Indigenous Protected Areas put land and sea country management into the hands of Traditional Owners, providing environmental, employment and social benefits.
Minister for Indigenous Affairs, Nigel Scullion, said that 48 Aboriginal and Torres Strait Islander organisations across the country would receive funding to continue their work managing Indigenous Protected Areas.
“Indigenous Protected Areas support First Australians, to work on land and sea country, achieving significant conservation outcomes, connecting with country and culture and promoting Indigenous business.”
“There are 14 Indigenous Protected Areas (IPAs) in the Northern Territory from Djelk and Anindiliyakwa in the North, down to Katiti Petermann and Angas Downs in the South, so Territorians know and understand the value that IPAs and indeed all ranger programmes deliver to the community.
“The Coalition Government is making a record investment in ranger programmes and is proud to have now invested $727 million since coming to office.
“I look forward to working with the Assistant Minister for the Environment to establish more Indigenous Protected Areas across the country,” Minister Scullion said today.
Assistant Minister for the Environment, Melissa Price, said combined with Indigenous Rangers, these programmes employ over 2,900 First Australians across regional and remote Australia.
“I’m proud of the record support provided to Indigenous Protected Areas and Indigenous Rangers, including a $30 million project to build the capacity of rangers to pursue employment and business opportunities in biosecurity, fisheries and border protection.

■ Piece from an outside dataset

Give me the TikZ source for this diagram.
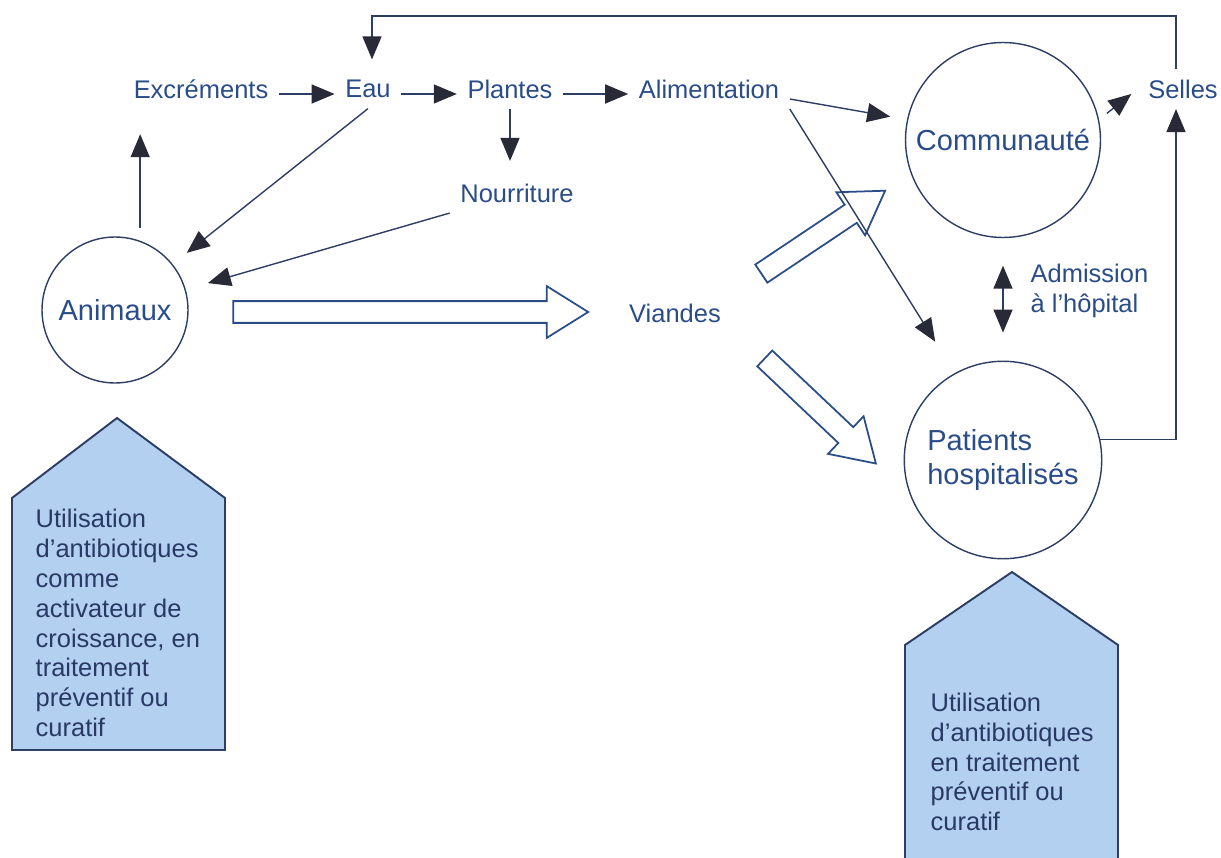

“With 15 IPAs located right across my own great electorate of Durack, I see firsthand the work that rangers do to protect and conserve our environment and help fight against the threat of pests and diseases which impact not only our native flora and fauna but also our primary industries as well,” Ms Price said.
Funding for existing Indigenous Protected Areas transferred to the Indigenous Advancement Strategy on 1 July 2018.